Since the 2011 installation of the standardized four-year rookie contract, the old saying that teams draft players to help for the next decade is mostly incorrect, and that's especially true for non-quarterbacks.

Of course, there are exceptions to every rule. Look no further than Aaron Donald, the best defensive player in the game, who has been raising the floor and ceiling of the Los Angeles Rams defense for eight seasons and is only a week removed from making the game-winning play in Super Bowl 56.

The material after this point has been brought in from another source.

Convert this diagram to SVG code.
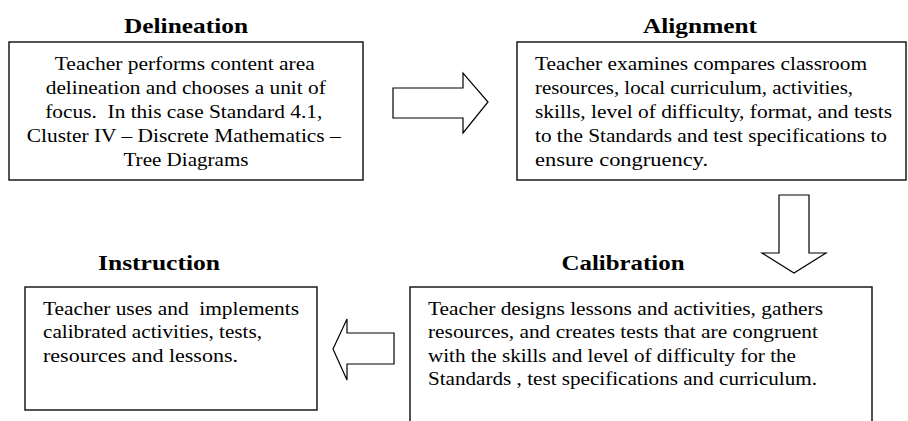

However, in an era of player empowerment, there is also the ever-growing trend of players — such as Jalen Ramsey, Jamal Adams or even Minkah Fitzpatrick — forcing their way out of the team that drafted them in search of a better situation. This basically gives teams three to four years to convince their top draft picks that they are on track to win football games.

Consequently, we found that the draft success in Year N has the highest correlation to winning football games in Year N+1 and N+2 — the second and third year of the drafted players. The Tennessee Titans provide an excellent example here, as they drafted incredibly well in 2019 and won their division in both 2020 and 2021, even earning the No. 1 seed this year.

The Tampa Bay Buccaneers, Buffalo Bills, Dallas Cowboys and even the Los Angeles Rams have also benefitted from an above-average hit rate in the draft over recent seasons.

On the flip side, the Arizona Cardinals have struggled to hit on picks over recent drafts. And while they selected a good quarterback first overall and found some success via handing out short-term free-agent contracts to players such as J.J. Watt and A.J. Green, the lack of substance built through the draft became apparent late in the 2021 season when they failed to field an above-average team as the season progressed toward the playoffs.

Beating the expectation

We first look at the hit rate, but instead of assigning players with the binary and arbitrary label of “hit” or “miss,” we use the same method we used last year.

Essentially, each draft position is assigned a value in the form of the distribution of PFF WAR gained in the first four years by players drafted at that draft position, and the success of each draft pick is measured by looking at the percentile of the distribution the player falls into.

For example, Indianapolis Colts guard Quenton Nelson generated 1.79 WAR through his first four years. Compared to the four-year WAR of all draft picks since 2006, that's better than 98% of all non-quarterbacks selected at No. 6 overall. Therefore, the Colts made a 98th-percentile draft pick by selecting him.